8. Treat networking as part of the search, not extra work
Many hidden jobs are never labeled as hidden. They are simply filled through conversations before a public posting is needed.
Networking does not have to mean awkward self-promotion. You can:
- Comment thoughtfully on posts from people in your target industry
- Ask former colleagues what their company is hiring for
- Reach out to recruiters with a short, specific note
- Join remote work communities or role-specific groups
- Ask whether a company hires in your country before spending hours on an application
Think of networking as gathering context. The more context you have, the easier it is to identify the right opportunity and avoid applying blindly.
9. Prepare for remote interviews with proof of how you work
Remote interviews often reward candidates who can explain how they work, not just what they know. Be ready to discuss examples of:
- Managing projects without constant check-ins
- Writing clearly for teammates or clients
- Solving problems with limited direction
- Using tools that support distributed teams
- Adapting to time zone differences and async communication
- Working with international teammates, clients, or stakeholders
If you have portfolio samples, writing samples, dashboards, case studies, or process documentation, keep them easy to share. That evidence can make a stronger impression than a long explanation.

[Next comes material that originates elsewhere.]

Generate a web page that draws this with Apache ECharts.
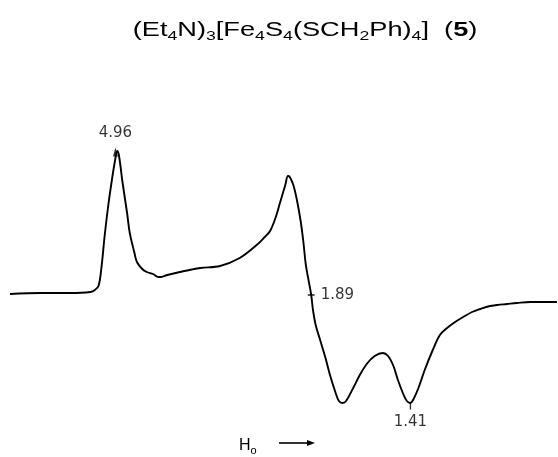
<!DOCTYPE html>
<html>
<head>
<meta charset="utf-8">
<script src="https://cdn.jsdelivr.net/npm/echarts@6/dist/echarts.min.js"></script>
<style>
html,body{margin:0;padding:0;background:#fff;}
#chart{width:558px;height:457px;}
</style>
</head>
<body>
<div id="chart"></div>
<script>
// Magnetic field (mT, estimated) and EPR signal (arbitrary units)
var field = [18, 52, 85, 108, 113, 117, 120, 124, 128, 132, 136, 138, 140, 144, 149, 152, 157, 160, 166, 171, 178, 184, 187, 194, 208, 231, 253, 275, 294, 303, 309, 315, 320, 326, 329, 331, 335, 339, 343, 346, 349, 352, 355, 357, 360, 365, 371, 376, 382, 386, 390, 394, 402, 410, 418, 426, 435, 441, 447, 452, 458, 462, 466, 469, 475, 482, 491, 499, 507, 516, 525, 535, 544, 555, 563, 574, 585, 600, 617, 630];
var signal = [-1, 0, 0, 1, 3, 7, 23, 58, 88, 113, 135, 142, 137, 110, 80, 60, 41, 31, 24, 21, 19, 16, 16, 18, 21, 25, 27, 35, 48, 56, 62, 75, 90, 108, 117, 116, 108, 93, 73, 53, 28, 13, -2, -17, -32, -47, -65, -82, -99, -108, -110, -108, -95, -81, -70, -63, -60, -63, -73, -87, -101, -108, -110, -107, -95, -77, -57, -42, -35, -29, -24, -19, -16, -13, -12, -11, -10, -9, -9, -9];

// g-value markers
var gLabels = ['4.96', '1.89', '1.41'];
var gField = [136, 355, 466];
var gSignal = [142, -2, -110];

var FONT = '"Liberation Sans", Arial, sans-serif';
var LABEL_FONT = '"DejaVu Sans", sans-serif';

var markerLook = [
  {symbol: 'triangle', symbolSize: [5, 9], symbolOffset: [0, 1], position: 'top', distance: 7},
  {symbol: 'rect', symbolSize: [7, 1.6], symbolOffset: [0, 0], position: 'right', distance: 6},
  {symbol: 'rect', symbolSize: [1.4, 7], symbolOffset: [0, 3], position: 'bottom', distance: 5}
];

var lineData = field.map(function (f, i) { return [f, signal[i]]; });
var markData = gField.map(function (f, i) {
  var look = markerLook[i];
  return {
    value: [f, gSignal[i]],
    name: gLabels[i],
    symbol: look.symbol,
    symbolSize: look.symbolSize,
    symbolOffset: look.symbolOffset,
    label: {position: look.position, distance: look.distance}
  };
});

var chart = echarts.init(document.getElementById('chart'), null, {renderer: 'canvas'});
chart.setOption({
  animation: false,
  backgroundColor: '#ffffff',
  grid: {left: 10, right: 1, top: 100, bottom: 40, containLabel: false},
  xAxis: {type: 'value', min: 18, max: 630, show: false},
  yAxis: {type: 'value', min: -124, max: 193, show: false},
  series: [
    {
      type: 'line',
      data: lineData,
      smooth: 0.35,
      symbol: 'none',
      lineStyle: {color: '#000', width: 1.9},
      z: 2
    },
    {
      type: 'scatter',
      data: markData,
      itemStyle: {color: '#000'},
      label: {
        show: true,
        formatter: '{b}',
        color: '#000',
        fontFamily: LABEL_FONT,
        fontSize: 15
      },
      z: 3
    }
  ],
  graphic: [
    {
      type: 'text',
      x: 305,
      y: 30,
      scaleX: 1.36,
      style: {
        text: '{a|(Et}{b|4}{a|N)}{b|3}{a|[Fe}{b|4}{a|S}{b|4}{a|(SCH}{b|2}{a|Ph)}{b|4}{a|]  (}{c|5}{a|)}',
        align: 'center',
        verticalAlign: 'middle',
        rich: {
          a: {fontFamily: FONT, fontSize: 20, fill: '#000', lineHeight: 26},
          b: {fontFamily: FONT, fontSize: 13, fill: '#000', verticalAlign: 'bottom'},
          c: {fontFamily: FONT, fontSize: 20, fontWeight: 'bold', fill: '#000', lineHeight: 26}
        }
      }
    },
    {
      type: 'text',
      x: 239,
      y: 436,
      style: {
        text: '{h|H}{o|o}',
        rich: {
          h: {fontFamily: FONT, fontSize: 16, fill: '#000', lineHeight: 20},
          o: {fontFamily: FONT, fontSize: 11, fill: '#000', verticalAlign: 'bottom'}
        }
      }
    },
    {
      type: 'line',
      shape: {x1: 279, y1: 443, x2: 309, y2: 443},
      style: {stroke: '#000', lineWidth: 1.6}
    },
    {
      type: 'polygon',
      shape: {points: [[307, 440], [315, 443], [307, 446]]},
      style: {fill: '#000'}
    }
  ]
});
</script>
</body>
</html>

A practical EOR and remote job search checklist
- Choose a clear target role, location range, and work style
- Search on a regular schedule instead of scrolling randomly
- Track applications, follow-ups, and hiring model clues
- Watch for hidden job signals on company pages and social channels
- Look for country lists, EOR language, and global hiring details
- Keep networking lightweight but consistent
- Tailor your application to the company, role, and remote work setup
- Review what is working every two weeks
These habits do not just make your search more organized. They help you become a more visible and better-prepared candidate for remote employers that value initiative, independent work, and clear communication.
A short caution on EOR, contracts, payroll, and taxes
This article is general career guidance for job seekers. Employment status, EOR arrangements, contractor rules, payroll, benefits, taxes, and local labor requirements vary by country and situation. Before making decisions about employment terms or tax obligations, check official local guidance or speak with a qualified legal, tax, payroll, or employment professional when needed.

What this means for Hidden Jobs readers
The most effective remote job seekers do not wait for perfect listings. They build a search system that helps them find opportunity sooner, judge fit faster, and stay steady when the market feels noisy.
If you are exploring work from home roles, remote hiring trends, or your next career move, start with one improvement this week. A better filter, a better spreadsheet, or a better outreach habit can create more momentum than another hour of scrolling.
For deeper context, study how companies describe employer of record signals, international employment models, and distributed team support. Then use that knowledge to focus your search on companies that are more likely to hire where you live.
Use the process that works for you, stay consistent, and keep looking where hidden jobs are most likely to appear.